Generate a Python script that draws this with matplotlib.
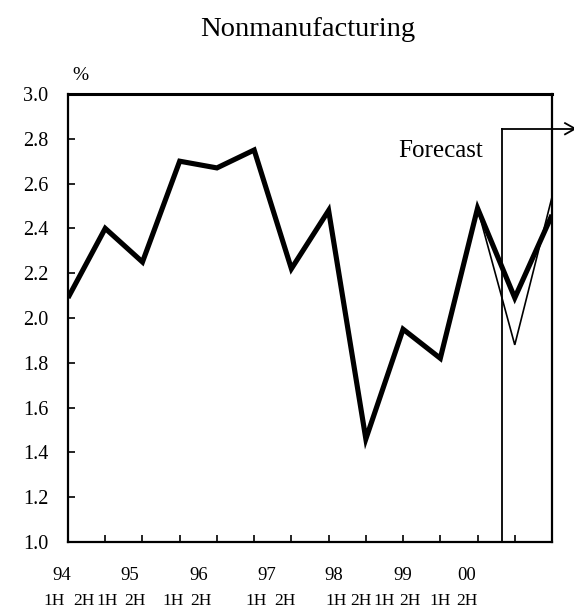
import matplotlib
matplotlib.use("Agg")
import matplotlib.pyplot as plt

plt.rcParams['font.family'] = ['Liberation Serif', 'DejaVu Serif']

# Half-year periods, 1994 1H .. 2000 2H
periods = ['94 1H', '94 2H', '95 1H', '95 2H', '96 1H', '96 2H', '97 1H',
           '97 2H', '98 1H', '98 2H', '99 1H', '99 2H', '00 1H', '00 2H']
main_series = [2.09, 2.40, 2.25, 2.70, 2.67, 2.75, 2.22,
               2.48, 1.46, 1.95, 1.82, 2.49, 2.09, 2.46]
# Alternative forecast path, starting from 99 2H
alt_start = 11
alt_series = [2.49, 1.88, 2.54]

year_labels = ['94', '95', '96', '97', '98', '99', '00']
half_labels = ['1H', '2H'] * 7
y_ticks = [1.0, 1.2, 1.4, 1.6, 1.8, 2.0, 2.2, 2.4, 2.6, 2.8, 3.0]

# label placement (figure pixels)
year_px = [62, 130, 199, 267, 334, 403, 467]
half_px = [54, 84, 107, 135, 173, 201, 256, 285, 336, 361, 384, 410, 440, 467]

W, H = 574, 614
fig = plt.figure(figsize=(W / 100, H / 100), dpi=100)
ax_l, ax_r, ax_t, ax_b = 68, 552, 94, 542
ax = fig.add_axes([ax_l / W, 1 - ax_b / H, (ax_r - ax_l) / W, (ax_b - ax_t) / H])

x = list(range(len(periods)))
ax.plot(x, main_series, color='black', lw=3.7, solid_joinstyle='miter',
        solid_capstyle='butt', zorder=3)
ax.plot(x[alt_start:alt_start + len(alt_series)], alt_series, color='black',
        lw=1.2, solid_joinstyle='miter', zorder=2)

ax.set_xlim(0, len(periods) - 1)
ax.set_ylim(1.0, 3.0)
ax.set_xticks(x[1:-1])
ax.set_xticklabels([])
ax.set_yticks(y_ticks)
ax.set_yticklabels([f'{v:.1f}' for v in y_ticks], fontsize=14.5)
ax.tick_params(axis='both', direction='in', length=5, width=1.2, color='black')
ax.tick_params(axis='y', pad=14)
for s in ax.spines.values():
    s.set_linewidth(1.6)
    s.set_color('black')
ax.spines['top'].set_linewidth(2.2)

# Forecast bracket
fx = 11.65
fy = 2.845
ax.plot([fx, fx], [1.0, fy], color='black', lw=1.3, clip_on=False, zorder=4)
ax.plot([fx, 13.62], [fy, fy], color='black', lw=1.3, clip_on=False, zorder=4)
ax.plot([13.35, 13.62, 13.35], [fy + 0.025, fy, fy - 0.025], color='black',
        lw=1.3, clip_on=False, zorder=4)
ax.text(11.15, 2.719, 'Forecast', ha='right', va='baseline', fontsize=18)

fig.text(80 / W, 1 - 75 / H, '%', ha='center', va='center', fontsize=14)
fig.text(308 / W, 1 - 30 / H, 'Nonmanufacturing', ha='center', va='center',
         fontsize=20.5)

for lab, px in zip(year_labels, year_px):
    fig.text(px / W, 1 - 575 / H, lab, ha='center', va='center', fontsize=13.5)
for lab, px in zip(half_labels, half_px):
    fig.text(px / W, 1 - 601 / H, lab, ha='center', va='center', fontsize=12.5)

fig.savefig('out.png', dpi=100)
-----
▶ _Short problem_
Take the listing and print it again exactly, but without any pictures.

▶ _Response for this exercise_
Generate a Python script that draws this with matplotlib.
import matplotlib
matplotlib.use("Agg")
import matplotlib.pyplot as plt

plt.rcParams['font.family'] = ['Liberation Serif', 'DejaVu Serif']

# Half-year periods, 1994 1H .. 2000 2H
periods = ['94 1H', '94 2H', '95 1H', '95 2H', '96 1H', '96 2H', '97 1H',
           '97 2H', '98 1H', '98 2H', '99 1H', '99 2H', '00 1H', '00 2H']
main_series = [2.09, 2.40, 2.25, 2.70, 2.67, 2.75, 2.22,
               2.48, 1.46, 1.95, 1.82, 2.49, 2.09, 2.46]
# Alternative forecast path, starting from 99 2H
alt_start = 11
alt_series = [2.49, 1.88, 2.54]

year_labels = ['94', '95', '96', '97', '98', '99', '00']
half_labels = ['1H', '2H'] * 7
y_ticks = [1.0, 1.2, 1.4, 1.6, 1.8, 2.0, 2.2, 2.4, 2.6, 2.8, 3.0]

# label placement (figure pixels)
year_px = [62, 130, 199, 267, 334, 403, 467]
half_px = [54, 84, 107, 135, 173, 201, 256, 285, 336, 361, 384, 410, 440, 467]

W, H = 574, 614
fig = plt.figure(figsize=(W / 100, H / 100), dpi=100)
ax_l, ax_r, ax_t, ax_b = 68, 552, 94, 542
ax = fig.add_axes([ax_l / W, 1 - ax_b / H, (ax_r - ax_l) / W, (ax_b - ax_t) / H])

x = list(range(len(periods)))
ax.plot(x, main_series, color='black', lw=3.7, solid_joinstyle='miter',
        solid_capstyle='butt', zorder=3)
ax.plot(x[alt_start:alt_start + len(alt_series)], alt_series, color='black',
        lw=1.2, solid_joinstyle='miter', zorder=2)

ax.set_xlim(0, len(periods) - 1)
ax.set_ylim(1.0, 3.0)
ax.set_xticks(x[1:-1])
ax.set_xticklabels([])
ax.set_yticks(y_ticks)
ax.set_yticklabels([f'{v:.1f}' for v in y_ticks], fontsize=14.5)
ax.tick_params(axis='both', direction='in', length=5, width=1.2, color='black')
ax.tick_params(axis='y', pad=14)
for s in ax.spines.values():
    s.set_linewidth(1.6)
    s.set_color('black')
ax.spines['top'].set_linewidth(2.2)

# Forecast bracket
fx = 11.65
fy = 2.845
ax.plot([fx, fx], [1.0, fy], color='black', lw=1.3, clip_on=False, zorder=4)
ax.plot([fx, 13.62], [fy, fy], color='black', lw=1.3, clip_on=False, zorder=4)
ax.plot([13.35, 13.62, 13.35], [fy + 0.025, fy, fy - 0.025], color='black',
        lw=1.3, clip_on=False, zorder=4)
ax.text(11.15, 2.719, 'Forecast', ha='right', va='baseline', fontsize=18)

fig.text(80 / W, 1 - 75 / H, '%', ha='center', va='center', fontsize=14)
fig.text(308 / W, 1 - 30 / H, 'Nonmanufacturing', ha='center', va='center',
         fontsize=20.5)

for lab, px in zip(year_labels, year_px):
    fig.text(px / W, 1 - 575 / H, lab, ha='center', va='center', fontsize=13.5)
for lab, px in zip(half_labels, half_px):
    fig.text(px / W, 1 - 601 / H, lab, ha='center', va='center', fontsize=12.5)

fig.savefig('out.png', dpi=100)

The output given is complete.